Global Trends by Martin Khor

Monday 16 February 2009

Worst recession in 100 years?

Last week, a Minister and close confidante of British premier Gordan Brown warned that the recession is worse than the 1930s Great Depression, while the United Statres Congress passed a US$787 billion stimulus package containing a strong protectionist element.  


Perhaps the most sensational news in Britain last week was a speech by premier Gordon Brown’s closest economics advisor that the world is facing its worst recession in a hundred years, thus implying it will be worse than the Great Depression of the 1930s.

It was the bleakest sceneario yet painted by a senior member of the Western establishment.  And in this scenario, the effects of the recession will last 15 years.

The author of this is Ed Balls, one of Brown’s cloest allies and confidants. He is a senior Minister in charge of schools and for many years he had been the chief economic advisor of the United Kingdom’s Treasury, when Brown was Chancellor.

Speaking at a Labolur Party conference, Balls said:  "The reality is that this is becoming the most serious global recession for, I'm sure, over 100 years, as it will turn out."

He warned that events worldwide were moving at a "speed, pace and ferocity which none of us have seen before" and banks were losing cash on a "scale that nobody believed possible".

He admitted that financial regulators had failed, saying:  “"People are quite right to say that financial regulation wasn't tough enough in Britain and around the world, that regulators misunderstood and did not see the nature of the risks of the dangers being run in our financial institutions – absolutely right."

He described the financial crisis as worse than the one in the 1930s and hinted that the far right could gain ground, as they did then.

"The economy is going to define our politics in this region and in Britain in the next year, the next five years, the next 10 and even the next 15 years," said Balls. "These are seismic events that are going to change the political landscape.
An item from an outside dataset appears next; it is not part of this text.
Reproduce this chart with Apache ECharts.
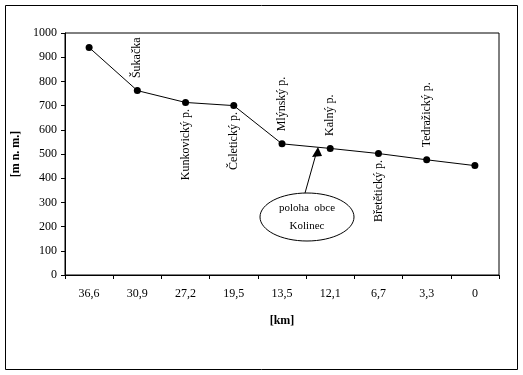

I think this is a financial crisis more extreme and more serious than that of the 1930s, and we all remember how the politics of that era were shaped by the economy."
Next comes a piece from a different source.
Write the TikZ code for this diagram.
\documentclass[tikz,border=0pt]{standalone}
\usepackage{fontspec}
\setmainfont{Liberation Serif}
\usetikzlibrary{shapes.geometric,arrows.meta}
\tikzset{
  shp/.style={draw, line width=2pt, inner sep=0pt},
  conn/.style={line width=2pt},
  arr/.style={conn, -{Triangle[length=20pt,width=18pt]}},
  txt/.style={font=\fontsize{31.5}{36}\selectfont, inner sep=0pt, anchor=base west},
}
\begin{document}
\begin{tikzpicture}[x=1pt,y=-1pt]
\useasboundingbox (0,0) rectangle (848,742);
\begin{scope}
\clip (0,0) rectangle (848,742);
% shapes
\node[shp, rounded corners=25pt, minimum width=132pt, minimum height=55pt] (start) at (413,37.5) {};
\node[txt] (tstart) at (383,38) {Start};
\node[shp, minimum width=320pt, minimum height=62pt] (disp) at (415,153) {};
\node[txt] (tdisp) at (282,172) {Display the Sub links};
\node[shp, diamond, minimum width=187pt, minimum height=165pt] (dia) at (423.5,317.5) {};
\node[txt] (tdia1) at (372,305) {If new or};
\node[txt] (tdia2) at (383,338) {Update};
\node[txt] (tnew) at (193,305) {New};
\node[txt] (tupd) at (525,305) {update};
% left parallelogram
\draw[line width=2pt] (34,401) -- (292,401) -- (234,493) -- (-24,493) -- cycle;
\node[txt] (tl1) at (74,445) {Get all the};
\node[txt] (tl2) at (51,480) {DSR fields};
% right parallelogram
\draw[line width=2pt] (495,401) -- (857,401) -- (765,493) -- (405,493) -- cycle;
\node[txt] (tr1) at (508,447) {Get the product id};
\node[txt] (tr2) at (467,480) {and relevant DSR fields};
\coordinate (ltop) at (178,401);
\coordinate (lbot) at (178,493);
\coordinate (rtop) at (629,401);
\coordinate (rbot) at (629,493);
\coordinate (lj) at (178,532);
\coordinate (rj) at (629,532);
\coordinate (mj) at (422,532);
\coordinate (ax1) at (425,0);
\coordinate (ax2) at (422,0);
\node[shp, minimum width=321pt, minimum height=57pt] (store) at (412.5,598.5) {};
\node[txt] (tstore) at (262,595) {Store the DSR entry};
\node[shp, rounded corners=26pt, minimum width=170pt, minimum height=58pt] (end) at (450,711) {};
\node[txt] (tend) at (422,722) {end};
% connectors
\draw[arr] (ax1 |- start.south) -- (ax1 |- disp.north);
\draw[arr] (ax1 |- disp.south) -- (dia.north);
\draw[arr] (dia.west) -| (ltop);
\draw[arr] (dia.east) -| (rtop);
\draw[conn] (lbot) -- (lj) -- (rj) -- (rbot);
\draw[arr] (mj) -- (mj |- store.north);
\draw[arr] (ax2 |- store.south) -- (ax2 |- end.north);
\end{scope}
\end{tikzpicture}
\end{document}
Balls’ comments caused quite a lot of alarm because Brown had been trying to give the impression the government had things under control, even as bad news was emerging about big losses in banks, the latest being Llyods.

There was speculation that Balls has inside information on how very bad the situation is, which the British government has not yet made known to the public.

The U.K.’s Financial Services Authority also gave a warning, but milder, that the recession "may be deeper and more prolonged than expected", adding that the global financial system had "suffered its greatest crisis in more than 70 years". 

Last Friday and Saturday, the finance ministers and Centfral Bank governors of the Group of 7 leading indistrial countries met in Rome to discuss the crisis.

Their statement at the end of the meeting did not contain anything new on measures to manage the crisis.  News reports indicate that one major issue in the discussion was the need to prevent protctionist measures, since such measures in one country could lead to retailiation from others.

Accordingly, the statement dutifully pledged that “the G7 remains committed to avoiding protectionist measures, which would only exacerbate the downturn, to refraining from raising new barriers and to working towards a quick and ambitious conclusion of the Doha round.”

But while the G7 Ministers pledged to avoid protectionism, a few of their countries were in fact taking protectionist measures.

France last week announced bailout loans to its motorcar companies, and tied these to their maintaining production and jobs in France, thereby rousing anger from the Czech Republic which now fear that the French car companies’ factories in the country may retrench workers or even close.

The biggest worry however is the United States’ US$787 billion fiscal stimulus package, which was passed by Congress last Friday night.

The bill, which is expected to be signed by President Obama this week, stipulates that none of the funds appropriated may be used for public works projects “unless all of the iron, steel, and manufactured goods used in the project are produced in the United States.”

When a draft of the bill containing this clause was made known, it led to protests from political leaders in Europe and Canada.

President Obama promised that the bill would be amended to avoid protectionism.  The final bill adds this line: “This section shall be applied in a manner consistent with United States obligations under international agreements.”

This is taken to mean that the buy-American principle would not be implemented if it violates rules in the World Trade Organisation or in free trade agreements that the United States has signed.

However, there is cold comfort in this because the WTO’s multilateral rules do not forbid a country from having measures requiring that spending by the government on its projects should be on locally produced goods and services.

There is a plurilateral agreement on government procurement in the WTO that obliges those who are members to allow the imported products or services from other members to benefit from government spending.

The US is a member of this agreement, thus it has to allow fellow members to bid for projects under its stimulus package.  But there are only a few other members, and almost all of them are from developed countries.

Developing countries will thus not be able to profit much from the expanded government expenditure in the stimulus programme, since almost no developing country has signed on to the WTO’s procurement agreement.